I'm not talking here about big fancy buildings by signature architects – oil dictatorships like Azerbaijan (Zaha) and Kazakhstan (Foster) have done that, following Dubai and Doha – but about the more sophisticated and holistic matter of public space.
During the Maidan protests five years ago, many alleged that Kiev was non-Soviet and non-Russian because it had vibrant street life and start ups and conceptual art. The fact Moscow already had these things was quietly ignored.
Russia has made huge strides in erasing the legacy of chaotic post-Soviet capitalism
Much the same happened when the enthusiastically pro-western Georgian leader Mikheil Saakashvili leafed through some architecture magazines and then got Fuksas and Jurgen Meyer H to redesign the country's public institutions. They built things like Rike Park, an extraordinary architectural zoo, with its statue of Reagan, its giant chess pieces, its cable car and its sanitary towel-like Always Bridge. This was presented by architectural magazines, returning the favour, as an act of progressive patronage.
When he ran for re-election, Saakashvili used a cover story from MARK magazine on Georgia's new architecture as an election poster. Georgians, no doubt noticing how these new spaces were thinly spread on collapsing infrastructure, dire poverty and mass imprisonment, proceeded to vote him out. But by this point, Russia was doing exactly the same thing, with the Strelka Institute and Garage as the pioneers of a European-style contemporary urbanism.
This isn't to praise the Russian capital – a ruthlessly unequal, increasingly unaffordable city based on the labour of barely paid migrant workers living in bedsits and barracks. It's just to acknowledge reality.
The country has in the last five years made huge strides in erasing, not so much the Soviet legacy, but the legacy of the chaotic post-Soviet capitalism erected on top of it in the 1990s.
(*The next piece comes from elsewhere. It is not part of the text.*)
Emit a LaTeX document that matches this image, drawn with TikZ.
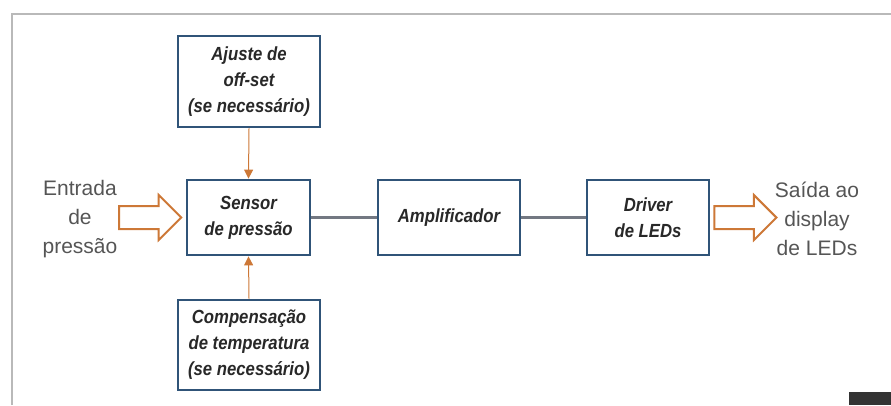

I remember when this first started to be rolled out at Gorky Park, that once-model municipal showcase on the Moskva river gone scrubby and sad. Garage, an art museum founded by the owner of Chelsea FC's then-consort Dasha Zhukova, moved from a Melnikov-designed bus garage in the inner suburbs into a cardboard pavilion in the park by Shigeru Ban. In a city where every new building seemed to be a barely legal shoulder-padded neo-Stalinist postmodern assemblage of fibreglass, mirrorglass, Corinthian columns, CCTV and multi-storey car parking, Ban's building seemed breathtakingly light, relaxed and accessible; so too, although in a rather more arch way, was OMA's permanent building, built as an expansion of a humble 1960s pavilion.
After that came the deluge, as Moscow began to be treated as if it were in France or Germany. Widened and repaved streets took space from cars and gave it to pedestrians. In architecture, there was the construction of Diller Scofidio + Renfro's Zaryadye Park right next to the Kremlin, and the international-standard renovation of long-derelict constructivist icons like the Rusakov Club and the Izvestia Building. There was the removal of the giant adverts that used to be draped around every building and were often stretched across the streets.
Then the semi-formal kiosks that spread everywhere in the 1990s were demolished in massive numbers, without compensation.
You could have nice public spaces, nice buildings and be a bullying, reactionary dictatorship
Ironically by 2015, the post-Soviet capital city that had changed the least since the 1990s was Kiev, which everyone thought had "joined Europe" through violently rejecting Russia's attempt to force it not to sign an EU Association Agreement. Here you found illegal construction, inescapably domineering oligarchs, cars parked on what were once public squares and an unstoppable proliferation of kiosks in every public space.
You could, it transpired, have nice public spaces, nice buildings and be a bullying, reactionary dictatorship – as this is what Russia is. Does that make the spaces less nice? Perhaps. However the conspiracy theory that this programme was Putin's way of putting down some sort of putative hipster uprising, turning Moscow into Brooklyn or Dalston, is daft. Russia's rulers live in Moscow but they too may have found that it's more pleasant to eat sourdough pizza, drink IPA and walk to work rather than live in an endless 1990s of SUVs and cocaine.
Dictatorship in the 21st century doesn't look like it did in the 1940s, and it doesn't look much like it did in the '90s either. It looks normal. It looks like London or New York. In the era of Trump, Orban, Kaczynski and Salvini, that's the real, urgent lesson we need to learn from the post-Soviet space.